--- BEGIN Raw data ---

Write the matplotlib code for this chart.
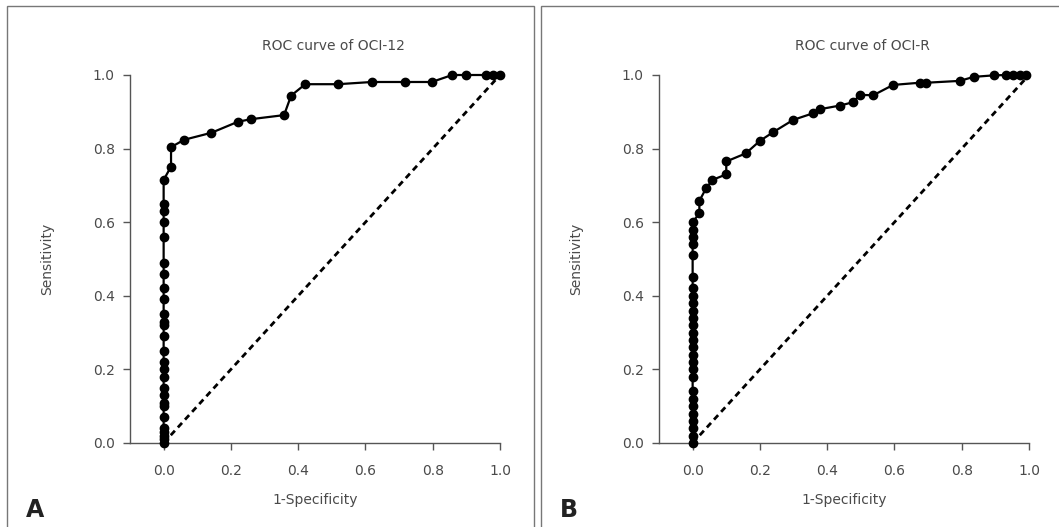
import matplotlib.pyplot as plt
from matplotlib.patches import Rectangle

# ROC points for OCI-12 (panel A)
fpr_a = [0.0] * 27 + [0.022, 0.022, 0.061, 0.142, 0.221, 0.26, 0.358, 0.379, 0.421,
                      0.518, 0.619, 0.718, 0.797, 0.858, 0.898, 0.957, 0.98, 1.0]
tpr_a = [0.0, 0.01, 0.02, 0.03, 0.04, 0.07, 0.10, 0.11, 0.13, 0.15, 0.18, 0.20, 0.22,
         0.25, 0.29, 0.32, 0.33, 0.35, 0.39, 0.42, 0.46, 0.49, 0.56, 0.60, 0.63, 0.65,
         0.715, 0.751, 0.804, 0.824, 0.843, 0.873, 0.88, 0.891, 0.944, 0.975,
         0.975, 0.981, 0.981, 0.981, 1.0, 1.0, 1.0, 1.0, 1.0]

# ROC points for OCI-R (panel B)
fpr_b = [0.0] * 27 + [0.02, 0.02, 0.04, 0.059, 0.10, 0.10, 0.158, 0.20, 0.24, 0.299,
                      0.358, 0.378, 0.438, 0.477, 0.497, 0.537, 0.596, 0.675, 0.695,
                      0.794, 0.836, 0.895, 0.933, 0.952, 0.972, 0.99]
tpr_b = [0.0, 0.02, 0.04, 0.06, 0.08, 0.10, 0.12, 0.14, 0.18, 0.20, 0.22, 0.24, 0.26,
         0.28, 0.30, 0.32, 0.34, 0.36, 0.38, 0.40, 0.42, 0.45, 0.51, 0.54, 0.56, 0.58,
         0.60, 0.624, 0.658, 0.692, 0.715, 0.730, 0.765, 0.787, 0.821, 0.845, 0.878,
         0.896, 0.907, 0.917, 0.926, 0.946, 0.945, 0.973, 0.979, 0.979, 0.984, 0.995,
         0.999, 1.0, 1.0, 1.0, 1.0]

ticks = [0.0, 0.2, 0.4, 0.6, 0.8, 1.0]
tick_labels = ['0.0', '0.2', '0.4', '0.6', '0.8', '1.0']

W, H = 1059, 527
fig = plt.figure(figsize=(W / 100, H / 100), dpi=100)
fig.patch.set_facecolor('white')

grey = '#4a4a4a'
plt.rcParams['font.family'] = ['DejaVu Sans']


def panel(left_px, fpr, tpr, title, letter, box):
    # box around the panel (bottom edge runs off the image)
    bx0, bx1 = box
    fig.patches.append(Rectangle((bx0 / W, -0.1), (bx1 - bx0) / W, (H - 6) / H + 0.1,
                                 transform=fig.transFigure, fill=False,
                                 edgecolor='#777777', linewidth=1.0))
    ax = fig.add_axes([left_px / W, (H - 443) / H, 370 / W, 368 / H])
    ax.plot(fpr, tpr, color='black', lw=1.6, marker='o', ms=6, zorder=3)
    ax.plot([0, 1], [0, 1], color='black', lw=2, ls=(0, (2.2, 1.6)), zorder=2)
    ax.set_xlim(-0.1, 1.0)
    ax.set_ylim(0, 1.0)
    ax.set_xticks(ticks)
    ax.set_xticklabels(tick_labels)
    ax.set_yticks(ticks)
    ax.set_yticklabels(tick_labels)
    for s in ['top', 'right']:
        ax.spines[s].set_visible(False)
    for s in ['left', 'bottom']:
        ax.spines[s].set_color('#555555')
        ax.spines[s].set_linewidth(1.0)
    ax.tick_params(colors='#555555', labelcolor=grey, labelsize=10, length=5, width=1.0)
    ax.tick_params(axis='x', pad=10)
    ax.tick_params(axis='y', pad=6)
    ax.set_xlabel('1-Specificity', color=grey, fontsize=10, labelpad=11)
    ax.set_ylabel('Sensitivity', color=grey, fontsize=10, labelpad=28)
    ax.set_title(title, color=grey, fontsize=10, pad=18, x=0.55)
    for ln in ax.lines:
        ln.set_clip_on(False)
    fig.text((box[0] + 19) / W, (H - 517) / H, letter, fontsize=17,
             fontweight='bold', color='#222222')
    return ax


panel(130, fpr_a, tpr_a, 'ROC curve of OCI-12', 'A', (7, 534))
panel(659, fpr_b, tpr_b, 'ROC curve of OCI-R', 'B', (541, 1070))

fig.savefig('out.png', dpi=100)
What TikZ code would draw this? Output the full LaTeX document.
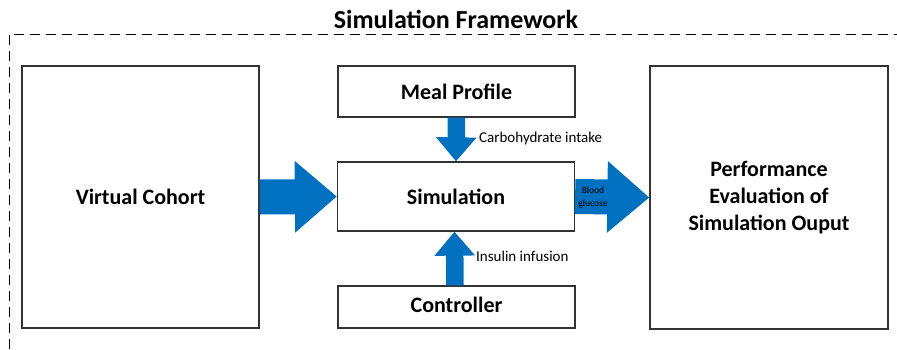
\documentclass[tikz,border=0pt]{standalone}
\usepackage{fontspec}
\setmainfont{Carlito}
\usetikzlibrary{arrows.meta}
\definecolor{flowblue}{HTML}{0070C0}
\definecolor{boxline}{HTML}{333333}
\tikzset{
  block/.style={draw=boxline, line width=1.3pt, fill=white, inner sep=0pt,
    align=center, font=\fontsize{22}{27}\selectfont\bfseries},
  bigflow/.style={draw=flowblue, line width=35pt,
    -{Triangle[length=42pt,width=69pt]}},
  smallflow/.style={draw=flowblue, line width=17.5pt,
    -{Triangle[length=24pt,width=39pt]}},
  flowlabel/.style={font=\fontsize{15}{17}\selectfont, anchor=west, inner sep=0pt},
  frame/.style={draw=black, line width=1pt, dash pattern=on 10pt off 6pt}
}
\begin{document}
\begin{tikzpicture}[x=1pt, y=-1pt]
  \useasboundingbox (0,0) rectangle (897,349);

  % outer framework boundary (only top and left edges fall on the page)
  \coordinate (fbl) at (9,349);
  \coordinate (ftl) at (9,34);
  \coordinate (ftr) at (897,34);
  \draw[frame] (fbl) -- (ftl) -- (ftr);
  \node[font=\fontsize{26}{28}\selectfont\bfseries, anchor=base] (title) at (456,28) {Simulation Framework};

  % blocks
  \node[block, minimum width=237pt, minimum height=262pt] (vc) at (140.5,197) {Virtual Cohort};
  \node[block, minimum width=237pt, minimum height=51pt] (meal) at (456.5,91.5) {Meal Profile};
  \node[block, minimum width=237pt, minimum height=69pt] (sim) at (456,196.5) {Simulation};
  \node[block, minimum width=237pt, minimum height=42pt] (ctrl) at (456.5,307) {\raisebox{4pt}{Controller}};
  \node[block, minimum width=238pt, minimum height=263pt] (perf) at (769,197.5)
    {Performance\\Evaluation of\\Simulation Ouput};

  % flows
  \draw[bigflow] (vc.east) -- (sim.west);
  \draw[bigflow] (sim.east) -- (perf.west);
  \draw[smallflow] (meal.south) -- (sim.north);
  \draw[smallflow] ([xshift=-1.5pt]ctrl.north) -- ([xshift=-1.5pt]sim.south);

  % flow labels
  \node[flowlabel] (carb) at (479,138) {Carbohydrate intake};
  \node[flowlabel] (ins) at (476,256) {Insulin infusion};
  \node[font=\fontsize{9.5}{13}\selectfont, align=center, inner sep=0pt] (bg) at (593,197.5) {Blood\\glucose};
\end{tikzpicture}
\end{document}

--- END Raw data ---

*To be done*: Write out exactly the lines from the one that has "What TikZ code" down to the one that has "(0,0) rectangle (897,349);", including both. Pictures stay out of the copy.

*Answer to the task*:
What TikZ code would draw this? Output the full LaTeX document.
\documentclass[tikz,border=0pt]{standalone}
\usepackage{fontspec}
\setmainfont{Carlito}
\usetikzlibrary{arrows.meta}
\definecolor{flowblue}{HTML}{0070C0}
\definecolor{boxline}{HTML}{333333}
\tikzset{
  block/.style={draw=boxline, line width=1.3pt, fill=white, inner sep=0pt,
    align=center, font=\fontsize{22}{27}\selectfont\bfseries},
  bigflow/.style={draw=flowblue, line width=35pt,
    -{Triangle[length=42pt,width=69pt]}},
  smallflow/.style={draw=flowblue, line width=17.5pt,
    -{Triangle[length=24pt,width=39pt]}},
  flowlabel/.style={font=\fontsize{15}{17}\selectfont, anchor=west, inner sep=0pt},
  frame/.style={draw=black, line width=1pt, dash pattern=on 10pt off 6pt}
}
\begin{document}
\begin{tikzpicture}[x=1pt, y=-1pt]
  \useasboundingbox (0,0) rectangle (897,349);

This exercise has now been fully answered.